Google is reportedly moving its custom AI chips beyond Google Cloud, pitching them to independent cloud providers as a direct challenge to Nvidia. The push lands as UBS trims price targets on Alphabet and Meta ahead of second-quarter earnings.
Google is trying to sell its custom tensor processing units directly to independent cloud providers, a step that would take the chips beyond Google Cloud and put them in front of Nvidia’s core customers. According to The Information, cited by Stocktwits, the TPUs have so far lived almost entirely inside Google’s own facilities and been rented out only through Google Cloud.
Google courts Nvidia’s neocloud customers
The company is pitching the chips to “neoclouds” — young providers built around renting out Nvidia GPUs. One reported target is Nscale, a two-year-old neocloud in which Nvidia is a major investor and preferred shareholder. Google’s pitch centers on more stable performance and simpler server networking than GPUs, particularly as Nvidia’s newer Grace Blackwell and upcoming Vera Rubin systems have caused deployment headaches for buyers.

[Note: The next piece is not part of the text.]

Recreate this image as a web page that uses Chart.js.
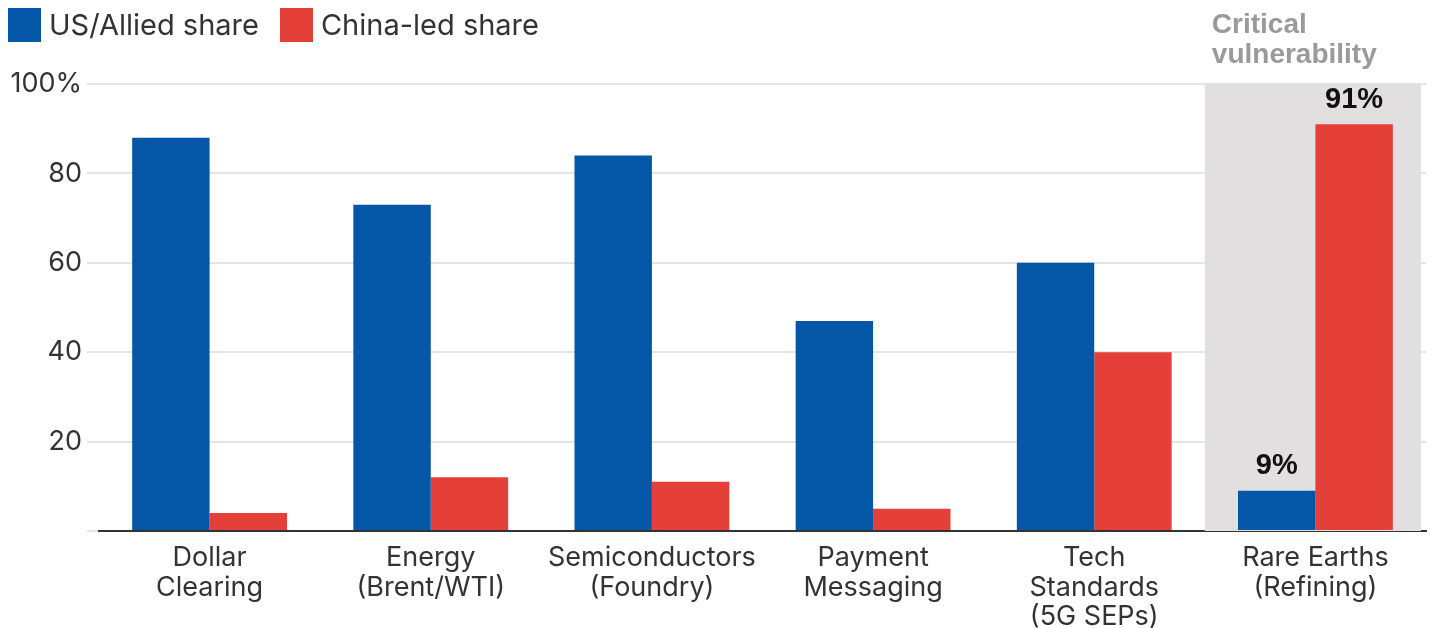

Nvidia reportedly learned of the talks and discussed financial incentives with Nscale that one source said were meant to keep the neocloud away from TPUs, a characterization Nscale disputed. Wider TPU adoption could also help Google claim a larger share of production at TSMC, where Nvidia is currently the biggest customer.
Wall Street trims targets before earnings
The report landed during a broader reassessment of AI infrastructure spending. UBS on Monday cut its Alphabet price target to $400 from $410, keeping a ‘Neutral’ rating, and lowered Meta’s target to $766 from $865 while keeping a ‘Buy’. Both moves were tied to the companies’ upcoming second-quarter results.
Morgan Stanley took a more constructive long-term view, raising capital expenditure forecasts for Meta and Amazon and expecting hyperscaler AI spending near $1.2 trillion in 2027 and $1.4 trillion in 2028. Meanwhile, GOOG stock edged 0.5% lower in midday trade on Monday amid a market sell-off, while the tech-heavy Nasdaq-100 took the biggest hit and Nvidia’s shares fell nearly 3%.
Alphabet is scheduled to report Q2 earnings on July 22, with Wall Street expecting $2.90 per share on revenue of $116.8 billion.